New life for an old neighborhood friend

Some time ago, I wrote a post about the joy of seeing movies at the Avalon Theater. I also mentioned how the beautiful ceiling mural of Mercury bringing films to the world was peeling and looked in dire need of attention. A couple of days after the post went live, I got an email from Walt Irby, who does marketing for the Avalon, and who told me about how just a couple of days after I saw Nora’s Will, the ceiling mural had been restored to its original beauty. He also invited me to come down and take a look for myself.

Bill Oberdorfer, the Executive director of the Avalon, was so very kind and obliging, and gave a friend of mine and me a tour of the Avalon.  He also filled me in on all the work it’s taken to restore the theater– now an institution in Chevy Chase, in addition to being a neighborhood friend.  He told me about how the crew at Metro Painters was incredibly accommodating; how the artist who restored the mural, Kim Abraham, had to accomplish his part in the restoration of the mural in one single night.  He told me about having to wait until the last screening and all the sweat, effort and suspense associated with getting the large cranes in and out of the theater, through small doorways not designed for these kinds of jobs.

It’s easy to forget that in a time not so long ago,neighborhoods had theaters which had one or two screens and which were part of the beating heart of a community.  The places were beautifully appointed and intimate, especially if you compare them to the impersonal and temple-like multiplexes that have cropped up both in suburbia and all over the city within the past ten to twenty years.  People want larger seats! more concession stands!  more screens! the IMAX experience! amazing throbbing surround sound!  The small neighborhood cineplex cannot compete with the super-sized American experience.  Thank goodness for the artistic eye and for the increasing value of nostalgia, then, which allows little urban gems such as the Avalon theater to be rescued from either demolition, neglect, or the certain purgatory that comes from repurposing a space for doctors’ offices, a drugstore, or a mall.

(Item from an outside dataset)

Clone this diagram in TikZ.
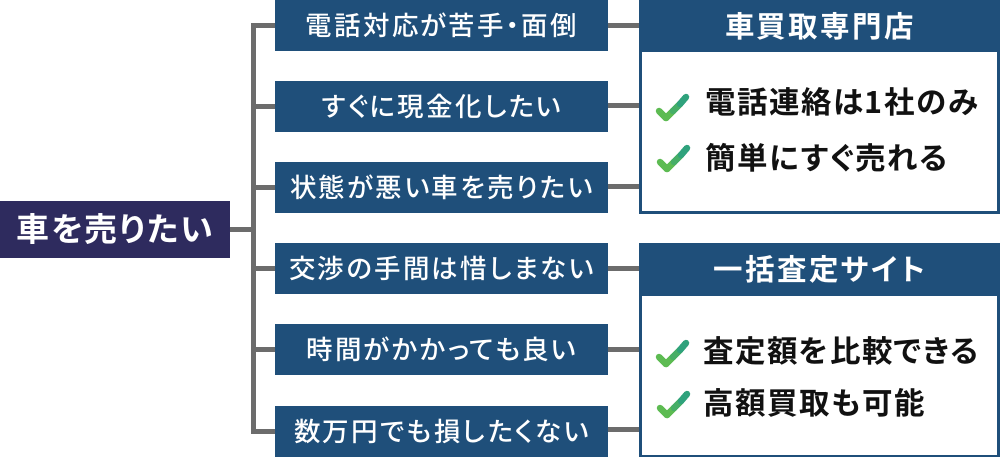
\documentclass[tikz,border=0pt]{standalone}
\usepackage{fontspec}
\setmainfont{Noto Sans CJK JP}[BoldFont={Noto Sans CJK JP Bold},RawFeature={+palt}]
\newfontfamily\medfont{Noto Sans CJK JP Medium}[RawFeature={+palt}]
\newfontfamily\bldfont{Noto Sans CJK JP Bold}[RawFeature={+palt}]
\definecolor{navy}{HTML}{1F4F7A}
\definecolor{rootc}{HTML}{2E2B5E}
\definecolor{linec}{HTML}{6C6C6C}
\definecolor{inkc}{HTML}{111111}
\definecolor{chka}{HTML}{2FA27C}
\definecolor{chkb}{HTML}{5DBB52}
\newcommand{\midfont}{\fontsize{26.5pt}{30pt}\selectfont\medfont\addfontfeature{LetterSpace=8.5}}
\tikzset{
  x=1pt,y=-1pt,
  rootbox/.style={fill=rootc,text=white,inner sep=0,minimum width=230pt,minimum height=57pt,font=\fontsize{33pt}{37pt}\selectfont\bldfont\addfontfeature{LetterSpace=5.5}},
  midbox/.style={fill=navy,text=white,inner sep=0,minimum width=333pt,minimum height=51pt,font=\midfont},
  headbox/.style={fill=navy,text=white,inner sep=0,minimum width=361pt,minimum height=52pt,font=\fontsize{29.5pt}{33pt}\selectfont\bldfont\addfontfeature{LetterSpace=8}},
  bodybox/.style={draw=navy,line width=3pt,fill=white,inner sep=0,minimum width=358pt},
  itemtext/.style={text=inkc,anchor=west,inner sep=0,font=\fontsize{30.5pt}{35pt}\selectfont\bldfont\addfontfeature{LetterSpace=5}},
  conn/.style={draw=linec,line width=5pt},
  checkmark/.style={draw=chkb,line width=6.5pt,line cap=round,line join=round},
}
\newcommand{\chk}[2]{%
  \draw[checkmark] (#1-24,#2+7) -- (#1-17,#2+14);
  \draw[checkmark,draw=chkb] (#1-17,#2+14) -- (#1-10,#2+7);
  \draw[checkmark,draw=chka!50!chkb] (#1-10,#2+7) -- (#1-3,#2);
  \draw[checkmark,draw=chka] (#1-3,#2) -- (#1+3,#2-7);
}
\begin{document}
\begin{tikzpicture}
\useasboundingbox (0,0) rectangle (1000,457);
\fill[white] (0,0) rectangle (1000,457);
% boxes
\node[rootbox] (root) at (115,229.5) {車を売りたい};
\node[midbox] (m1) at (441.5,25.5) {電話対応が苦手・面倒};
\node[midbox] (m2) at (441.5,106.5) {すぐに現金化したい};
\node[midbox] (m3) at (441.5,187.5) {状態が悪い車を売りたい};
\node[midbox] (m4) at (441.5,268.5) {交渉の手間は惜しまない};
\node[midbox] (m5) at (441.5,349.5) {時間がかかっても良い};
\node[midbox] (m6) at (441.5,431.5) {数万円でも損したくない};
\node[bodybox,minimum height=162pt] (b1) at (819.5,131.5) {};
\node[bodybox,minimum height=162pt] (b2) at (819.5,375) {};
\node[headbox] (h1) at (819.5,26) {車買取専門店};
\node[headbox] (h2) at (819.5,269) {一括査定サイト};
% connectors
\coordinate (ttop) at (253,25.5);
\coordinate (tbot) at (253,431.5);
\coordinate (tmid) at (253,229.5);
\draw[conn] (root.east) -- (tmid);
\draw[conn,line cap=rect] (ttop) -- (tbot);
\foreach \n in {m1,m2,m3,m4,m5,m6}{\draw[conn] (\n.west) -- (\n.west -| ttop);}
\foreach \n/\y in {m1/25.5,m2/106,m3/186.5}{\draw[conn] (\n.east |- 0,\y) -- (b1.west |- 0,\y);}
\foreach \n/\y in {m4/268.5,m5/349,m6/429}{\draw[conn] (\n.east |- 0,\y) -- (b2.west |- 0,\y);}
% items
\node[itemtext] (i1) at (705,102) {電話連絡は1社のみ};
\node[itemtext] (i2) at (705,158) {簡単にすぐ売れる};
\node[itemtext] (i3) at (703,351) {査定額を比較できる};
\node[itemtext] (i4) at (703,403) {高額買取も可能};
\chk{683}{104}
\chk{684}{155}
\chk{683}{350}
\chk{684}{401}
\end{tikzpicture}
\end{document}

It doesn’t cease to amaze what a group of people working together on a vision can accomplish.  Even though the work of restoring a theater has been a prolonged and at times complicated affair –because painting the ceiling of a ramped surface requires not just a willing crew, but also creativity and two scissor ladders to actually complete the job, for instance– people are still willing to get capital grants and raise funds and rally behind a cause out of altruism and love for the place they live in– even if it seems a little silly to some to preserve a theater which was built before a lot of modern comforts were not just a luxury but perceived as an ever-expanding bill of rights for movie audiences.

This reminds me: the Avalon Theater’s next mission is to get an elevator!  Go watch a movie at this little gem, and help them become ADA compliant!  Because everyone has a right to enjoy a movie the way movies were meant to be enjoyed: in an intimate venue where you can immerse yourself in the whole experience in a unique, local way.